**Collected material**:
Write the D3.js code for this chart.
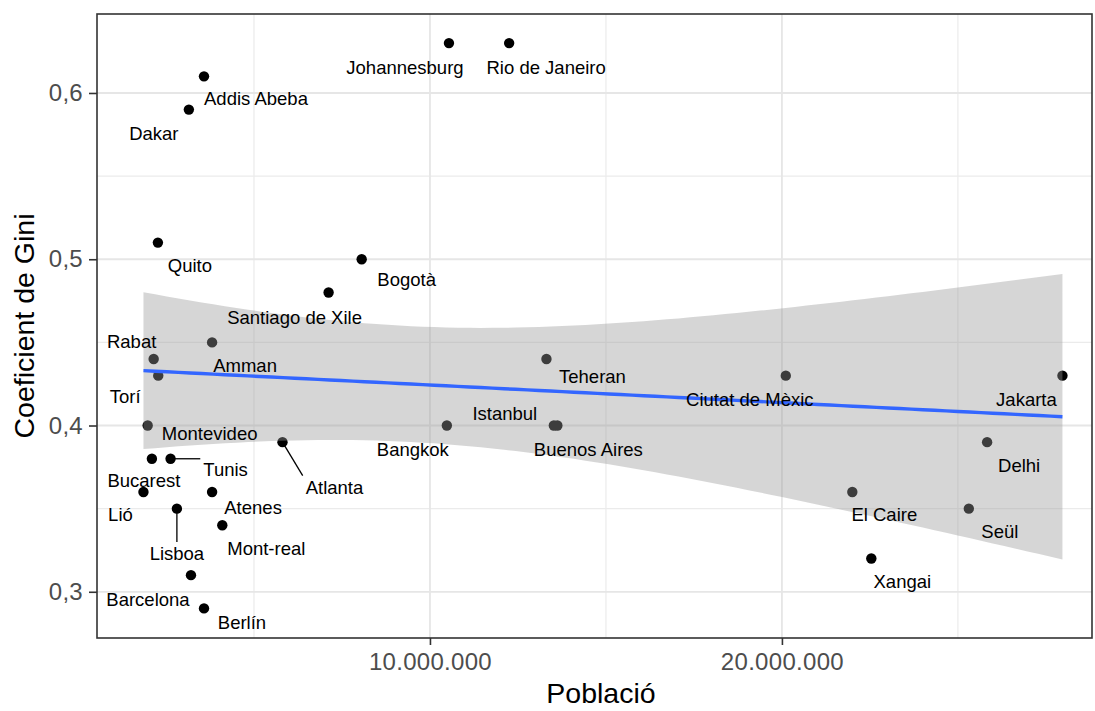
<!DOCTYPE html>
<html>
<head>
<meta charset="utf-8">
<script src="https://cdn.jsdelivr.net/npm/d3@7"></script>
<style>
  html, body { margin: 0; padding: 0; background: #ffffff; }
  svg { display: block; font-family: "Liberation Sans", Arial, sans-serif; }
</style>
</head>
<body>
<svg id="chart" width="1095" height="711"></svg>
<script>
// ---------- data ----------
const cities = ["Addis Abeba","Dakar","Johannesburg","Rio de Janeiro","Quito","Bogotà",
  "Santiago de Xile","Amman","Rabat","Torí","Montevideo","Atlanta","Bucarest","Tunis",
  "Lió","Atenes","Lisboa","Mont-real","Barcelona","Berlín","Bangkok","Teheran",
  "Buenos Aires","Istanbul","Ciutat de Mèxic","Jakarta","Delhi","El Caire","Seül","Xangai"];
const population = [3580000, 3150000, 10540000, 12250000, 2270000, 8060000,
  7120000, 3810000, 2150000, 2280000, 1980000, 5810000, 2100000, 2630000,
  1860000, 3810000, 2810000, 4100000, 3210000, 3580000, 10480000, 13310000,
  13620000, 13520000, 20110000, 27970000, 25830000, 22000000, 25310000, 22540000];
const giniValues = [0.61, 0.59, 0.63, 0.63, 0.51, 0.50,
  0.48, 0.45, 0.44, 0.43, 0.40, 0.39, 0.38, 0.38,
  0.36, 0.36, 0.35, 0.34, 0.31, 0.29, 0.40, 0.44,
  0.40, 0.40, 0.43, 0.43, 0.39, 0.36, 0.35, 0.32];
const xTickValues = [10000000, 20000000];
const xTickLabels = ["10.000.000", "20.000.000"];
const xMinorValues = [5000000, 15000000, 25000000];
const yTickValues = [0.3, 0.4, 0.5, 0.6];
const yTickLabels = ["0,3", "0,4", "0,5", "0,6"];
const yMinorValues = [0.35, 0.45, 0.55];
const xTitle = "Població";
const yTitle = "Coeficient de Gini";

// label placement (repelled text offsets, pixels)
const labelNudge = [[52,22],[-35,24],[-44,24],[37,24],[32,23],[45,20],
  [-34,25],[33,23],[-22,-17],[-33,21],[62,8],[52,45],[-8,22],[55,11],
  [-23,23],[41,16],[0,45],[44,23],[-43,24],[38,14],[-34,24],[46,18],
  [31,24],[-49,-12],[-36,24],[-36,24],[32,23],[32,23],[31,23],[31,23]];

// ---------- layout ----------
const panel = {left: 97, top: 14, right: 1092, bottom: 638};
const svg = d3.select("#chart");

const x = d3.scaleLinear().domain([540000, 28810000]).range([panel.left, panel.right]);
const y = d3.scaleLinear().domain([0.2722, 0.6475]).range([panel.bottom, panel.top]);

const data = cities.map((c, i) => ({city: c, pop: population[i], gini: giniValues[i], nudge: labelNudge[i]}));

// panel background
svg.append("rect").attr("x", panel.left).attr("y", panel.top)
  .attr("width", panel.right - panel.left).attr("height", panel.bottom - panel.top)
  .attr("fill", "#ffffff");

const grid = svg.append("g");
grid.selectAll(".xminor").data(xMinorValues).join("line")
  .attr("x1", d => x(d)).attr("x2", d => x(d)).attr("y1", panel.top).attr("y2", panel.bottom)
  .attr("stroke", "#ebebeb").attr("stroke-width", 1.2);
grid.selectAll(".yminor").data(yMinorValues).join("line")
  .attr("y1", d => y(d)).attr("y2", d => y(d)).attr("x1", panel.left).attr("x2", panel.right)
  .attr("stroke", "#ebebeb").attr("stroke-width", 1.2);
grid.selectAll(".xmajor").data(xTickValues).join("line")
  .attr("x1", d => x(d)).attr("x2", d => x(d)).attr("y1", panel.top).attr("y2", panel.bottom)
  .attr("stroke", "#e6e6e6").attr("stroke-width", 1.8);
grid.selectAll(".ymajor").data(yTickValues).join("line")
  .attr("y1", d => y(d)).attr("y2", d => y(d)).attr("x1", panel.left).attr("x2", panel.right)
  .attr("stroke", "#e6e6e6").attr("stroke-width", 1.8);

// points (drawn beneath the smoother, as in ggplot)
svg.append("g").selectAll("circle").data(data).join("circle")
  .attr("cx", d => x(d.pop)).attr("cy", d => y(d.gini)).attr("r", 5.2)
  .attr("fill", "#000000");

// linear model + 95% confidence band
const n = data.length;
const mx = d3.mean(data, d => d.pop), my = d3.mean(data, d => d.gini);
const sxx = d3.sum(data, d => (d.pop - mx) ** 2);
const sxy = d3.sum(data, d => (d.pop - mx) * (d.gini - my));
const slope = sxy / sxx, intercept = my - slope * mx;
const sse = d3.sum(data, d => (d.gini - (intercept + slope * d.pop)) ** 2);
const s = Math.sqrt(sse / (n - 2));
const tq = 2.0484; // qt(0.975, 28)
const [pMin, pMax] = d3.extent(data, d => d.pop);
const fit = d3.range(80).map(i => {
  const px = pMin + (pMax - pMin) * i / 79;
  const yh = intercept + slope * px;
  const se = s * Math.sqrt(1 / n + (px - mx) ** 2 / sxx);
  return {pop: px, fit: yh, lo: yh - tq * se, hi: yh + tq * se};
});

svg.append("path").datum(fit)
  .attr("d", d3.area().x(d => x(d.pop)).y0(d => y(d.lo)).y1(d => y(d.hi)))
  .attr("fill", "#999999").attr("fill-opacity", 0.4);
svg.append("path").datum(fit)
  .attr("d", d3.line().x(d => x(d.pop)).y(d => y(d.fit)))
  .attr("fill", "none").attr("stroke", "#3366FF").attr("stroke-width", 3.4);

// labels with segments
const labG = svg.append("g");
data.forEach(d => {
  const px = x(d.pop), py = y(d.gini);
  const t = labG.append("text")
    .attr("x", px + d.nudge[0]).attr("y", py + d.nudge[1])
    .attr("dy", "0.35em").attr("text-anchor", "middle")
    .attr("font-size", "18.5px").attr("fill", "#000000")
    .text(d.city);
  const b = t.node().getBBox();
  const pad = 3;
  const bx0 = b.x - pad, bx1 = b.x + b.width + pad, by0 = b.y + 2 - pad, by1 = b.y + b.height - 2 + pad;
  const cx = Math.max(bx0, Math.min(px, bx1));
  const cy = Math.max(by0, Math.min(py, by1));
  const dist = Math.hypot(cx - px, cy - py);
  if (dist > 26) {
    labG.insert("line", "text").attr("x1", px).attr("y1", py).attr("x2", cx).attr("y2", cy)
      .attr("stroke", "#000000").attr("stroke-width", 1.3);
  }
});

// panel border
svg.append("rect").attr("x", panel.left).attr("y", panel.top)
  .attr("width", panel.right - panel.left).attr("height", panel.bottom - panel.top)
  .attr("fill", "none").attr("stroke", "#333333").attr("stroke-width", 1.6);

// axes
const xAxis = d3.axisBottom(x).tickValues(xTickValues)
  .tickFormat((d, i) => xTickLabels[i]).tickSize(7).tickPadding(8);
const gx = svg.append("g").attr("transform", `translate(0,${panel.bottom})`).call(xAxis);
gx.select(".domain").remove();
gx.selectAll(".tick line").attr("stroke", "#333333").attr("stroke-width", 1.6);
gx.selectAll(".tick text").attr("fill", "#4d4d4d").attr("font-size", "24px")
  .attr("font-family", "Liberation Sans, Arial, sans-serif").attr("letter-spacing", "0.3px");

const yAxis = d3.axisLeft(y).tickValues(yTickValues)
  .tickFormat((d, i) => yTickLabels[i]).tickSize(8).tickPadding(6);
const gy = svg.append("g").attr("transform", `translate(${panel.left},0)`).call(yAxis);
gy.select(".domain").remove();
gy.selectAll(".tick line").attr("stroke", "#333333").attr("stroke-width", 1.6);
gy.selectAll(".tick text").attr("fill", "#4d4d4d").attr("font-size", "24px")
  .attr("font-family", "Liberation Sans, Arial, sans-serif").attr("letter-spacing", "0.3px");

// titles
svg.append("text").attr("x", 601).attr("y", 703).attr("text-anchor", "middle")
  .attr("font-size", "28.5px").attr("fill", "#000000").text(xTitle);
svg.append("text").attr("transform", `translate(34,${(panel.top + panel.bottom) / 2}) rotate(-90)`)
  .attr("text-anchor", "middle").attr("font-size", "28.5px").attr("fill", "#000000").text(yTitle);
</script>
</body>
</html>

**Task goal**: Return every line above in which the string "chart" occurs.

**Task result**:
Write the D3.js code for this chart.
<svg id="chart" width="1095" height="711"></svg>
const svg = d3.select("#chart");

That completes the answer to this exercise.